** start of MATERIAL **

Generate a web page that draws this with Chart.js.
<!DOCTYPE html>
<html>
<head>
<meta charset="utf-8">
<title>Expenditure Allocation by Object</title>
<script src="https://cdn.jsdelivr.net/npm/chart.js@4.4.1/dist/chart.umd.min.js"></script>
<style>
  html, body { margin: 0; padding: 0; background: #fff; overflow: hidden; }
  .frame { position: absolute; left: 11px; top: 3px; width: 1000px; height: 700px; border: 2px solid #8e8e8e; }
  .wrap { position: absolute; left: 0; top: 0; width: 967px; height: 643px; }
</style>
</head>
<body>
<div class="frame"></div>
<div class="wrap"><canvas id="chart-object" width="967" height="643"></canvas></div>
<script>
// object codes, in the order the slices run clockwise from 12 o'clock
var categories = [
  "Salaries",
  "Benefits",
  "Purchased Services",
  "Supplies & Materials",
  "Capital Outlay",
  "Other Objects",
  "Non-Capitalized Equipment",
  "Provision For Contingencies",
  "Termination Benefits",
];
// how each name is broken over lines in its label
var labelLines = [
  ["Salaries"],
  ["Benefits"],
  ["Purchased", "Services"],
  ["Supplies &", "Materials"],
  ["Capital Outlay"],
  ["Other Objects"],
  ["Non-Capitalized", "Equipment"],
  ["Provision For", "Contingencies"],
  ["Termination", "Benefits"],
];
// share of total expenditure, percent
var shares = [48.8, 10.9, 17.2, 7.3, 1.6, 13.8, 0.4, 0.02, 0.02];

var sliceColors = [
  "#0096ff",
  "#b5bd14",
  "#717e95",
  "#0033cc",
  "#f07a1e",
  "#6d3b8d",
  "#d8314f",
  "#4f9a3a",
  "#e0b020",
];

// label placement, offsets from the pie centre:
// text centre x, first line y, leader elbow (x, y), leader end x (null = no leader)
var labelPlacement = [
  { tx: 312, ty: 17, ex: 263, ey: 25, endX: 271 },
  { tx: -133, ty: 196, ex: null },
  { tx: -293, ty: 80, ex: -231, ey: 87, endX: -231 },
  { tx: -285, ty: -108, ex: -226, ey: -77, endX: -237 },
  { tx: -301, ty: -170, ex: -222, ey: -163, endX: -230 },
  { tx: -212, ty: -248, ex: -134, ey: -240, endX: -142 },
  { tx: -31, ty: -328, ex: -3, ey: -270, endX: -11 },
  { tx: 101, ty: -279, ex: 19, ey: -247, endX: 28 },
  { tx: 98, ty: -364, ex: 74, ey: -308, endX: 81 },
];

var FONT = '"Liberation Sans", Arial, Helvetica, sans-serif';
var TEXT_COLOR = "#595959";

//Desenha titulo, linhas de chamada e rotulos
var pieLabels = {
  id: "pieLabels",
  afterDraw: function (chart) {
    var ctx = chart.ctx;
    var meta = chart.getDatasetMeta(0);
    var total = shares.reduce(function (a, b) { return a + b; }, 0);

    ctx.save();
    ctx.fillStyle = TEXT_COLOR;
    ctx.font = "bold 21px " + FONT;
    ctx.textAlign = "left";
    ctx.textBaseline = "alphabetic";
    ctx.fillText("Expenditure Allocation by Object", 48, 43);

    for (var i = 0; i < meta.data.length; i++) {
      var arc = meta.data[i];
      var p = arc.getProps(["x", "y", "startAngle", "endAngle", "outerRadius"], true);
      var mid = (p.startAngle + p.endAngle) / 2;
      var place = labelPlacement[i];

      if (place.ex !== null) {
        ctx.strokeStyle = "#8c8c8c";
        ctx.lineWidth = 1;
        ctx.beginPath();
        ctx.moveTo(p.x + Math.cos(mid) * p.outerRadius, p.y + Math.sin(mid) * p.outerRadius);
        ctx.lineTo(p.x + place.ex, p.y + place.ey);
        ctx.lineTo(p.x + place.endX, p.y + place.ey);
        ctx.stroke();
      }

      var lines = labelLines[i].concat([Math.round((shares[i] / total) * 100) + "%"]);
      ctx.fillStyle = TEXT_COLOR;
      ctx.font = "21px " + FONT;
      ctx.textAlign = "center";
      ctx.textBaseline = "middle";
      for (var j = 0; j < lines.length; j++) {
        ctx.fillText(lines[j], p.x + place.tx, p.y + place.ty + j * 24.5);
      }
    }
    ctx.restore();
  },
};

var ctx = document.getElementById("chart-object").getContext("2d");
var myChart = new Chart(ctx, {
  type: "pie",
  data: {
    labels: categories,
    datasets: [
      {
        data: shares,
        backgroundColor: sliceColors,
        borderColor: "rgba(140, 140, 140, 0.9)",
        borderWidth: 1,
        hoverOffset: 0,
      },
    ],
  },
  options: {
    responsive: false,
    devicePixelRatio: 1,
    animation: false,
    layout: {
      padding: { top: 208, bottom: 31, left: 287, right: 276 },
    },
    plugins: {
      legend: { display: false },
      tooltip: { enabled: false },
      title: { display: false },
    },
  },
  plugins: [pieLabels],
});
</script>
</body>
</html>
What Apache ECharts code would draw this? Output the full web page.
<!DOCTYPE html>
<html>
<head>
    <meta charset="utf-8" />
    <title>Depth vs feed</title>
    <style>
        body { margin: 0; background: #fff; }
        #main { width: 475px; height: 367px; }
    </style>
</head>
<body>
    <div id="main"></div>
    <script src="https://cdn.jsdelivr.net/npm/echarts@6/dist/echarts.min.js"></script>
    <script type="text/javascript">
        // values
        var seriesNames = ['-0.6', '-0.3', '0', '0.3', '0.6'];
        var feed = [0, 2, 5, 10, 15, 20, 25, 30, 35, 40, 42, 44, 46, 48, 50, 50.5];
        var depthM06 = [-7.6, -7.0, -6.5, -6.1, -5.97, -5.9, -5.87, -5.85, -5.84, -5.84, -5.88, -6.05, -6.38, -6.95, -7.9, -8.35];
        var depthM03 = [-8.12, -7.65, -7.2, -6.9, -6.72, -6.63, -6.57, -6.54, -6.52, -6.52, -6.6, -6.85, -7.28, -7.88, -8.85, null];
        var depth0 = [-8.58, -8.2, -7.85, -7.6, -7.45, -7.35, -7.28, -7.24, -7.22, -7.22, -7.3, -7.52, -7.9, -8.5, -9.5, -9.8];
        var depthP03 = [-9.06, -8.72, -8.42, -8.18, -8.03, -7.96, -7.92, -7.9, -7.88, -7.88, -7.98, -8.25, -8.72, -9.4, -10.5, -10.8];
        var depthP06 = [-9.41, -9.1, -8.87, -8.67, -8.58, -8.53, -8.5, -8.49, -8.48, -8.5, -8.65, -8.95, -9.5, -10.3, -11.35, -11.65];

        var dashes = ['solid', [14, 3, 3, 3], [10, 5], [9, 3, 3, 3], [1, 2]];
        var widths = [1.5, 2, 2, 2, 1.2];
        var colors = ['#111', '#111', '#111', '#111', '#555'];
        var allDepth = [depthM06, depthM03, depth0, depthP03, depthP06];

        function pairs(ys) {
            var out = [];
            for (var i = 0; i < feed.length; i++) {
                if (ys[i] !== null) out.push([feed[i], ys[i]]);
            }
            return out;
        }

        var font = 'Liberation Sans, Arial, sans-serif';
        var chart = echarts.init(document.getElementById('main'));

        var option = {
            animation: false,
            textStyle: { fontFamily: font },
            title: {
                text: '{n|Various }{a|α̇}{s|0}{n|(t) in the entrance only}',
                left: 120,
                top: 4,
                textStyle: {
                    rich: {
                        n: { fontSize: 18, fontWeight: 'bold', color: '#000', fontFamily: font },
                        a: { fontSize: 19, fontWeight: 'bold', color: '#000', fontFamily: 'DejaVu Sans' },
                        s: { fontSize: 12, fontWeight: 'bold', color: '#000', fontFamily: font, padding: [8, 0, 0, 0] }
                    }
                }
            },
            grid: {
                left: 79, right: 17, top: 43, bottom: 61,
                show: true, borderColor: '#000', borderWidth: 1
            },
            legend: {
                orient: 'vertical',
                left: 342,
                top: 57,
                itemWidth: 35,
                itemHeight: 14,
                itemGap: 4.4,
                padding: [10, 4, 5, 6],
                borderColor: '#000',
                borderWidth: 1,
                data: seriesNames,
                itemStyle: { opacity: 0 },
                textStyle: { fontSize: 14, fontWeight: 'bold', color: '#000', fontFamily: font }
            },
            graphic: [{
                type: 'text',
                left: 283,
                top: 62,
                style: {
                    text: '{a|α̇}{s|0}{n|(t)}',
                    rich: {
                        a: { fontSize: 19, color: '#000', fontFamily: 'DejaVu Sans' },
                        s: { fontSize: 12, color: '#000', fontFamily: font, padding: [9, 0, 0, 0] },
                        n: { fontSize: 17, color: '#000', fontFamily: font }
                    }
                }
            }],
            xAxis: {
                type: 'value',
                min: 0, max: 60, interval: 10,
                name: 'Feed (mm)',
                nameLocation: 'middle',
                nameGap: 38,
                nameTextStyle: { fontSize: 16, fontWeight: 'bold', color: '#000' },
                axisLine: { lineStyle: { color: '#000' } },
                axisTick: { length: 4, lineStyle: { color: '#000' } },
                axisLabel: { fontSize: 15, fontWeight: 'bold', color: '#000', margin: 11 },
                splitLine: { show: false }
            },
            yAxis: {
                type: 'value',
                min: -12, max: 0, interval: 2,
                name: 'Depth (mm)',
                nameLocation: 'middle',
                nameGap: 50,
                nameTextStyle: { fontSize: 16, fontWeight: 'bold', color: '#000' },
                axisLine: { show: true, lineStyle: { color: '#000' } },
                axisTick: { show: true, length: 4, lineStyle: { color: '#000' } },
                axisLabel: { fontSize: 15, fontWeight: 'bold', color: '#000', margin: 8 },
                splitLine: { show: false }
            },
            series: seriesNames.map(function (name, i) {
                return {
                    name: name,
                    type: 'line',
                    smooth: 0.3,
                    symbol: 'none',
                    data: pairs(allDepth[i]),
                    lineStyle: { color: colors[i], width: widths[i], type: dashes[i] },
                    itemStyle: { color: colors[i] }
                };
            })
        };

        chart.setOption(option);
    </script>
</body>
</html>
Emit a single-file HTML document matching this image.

** end of MATERIAL **

Copy every line of the listing containing the string "this".

Generate a web page that draws this with Chart.js.
What Apache ECharts code would draw this? Output the full web page.
Emit a single-file HTML document matching this image.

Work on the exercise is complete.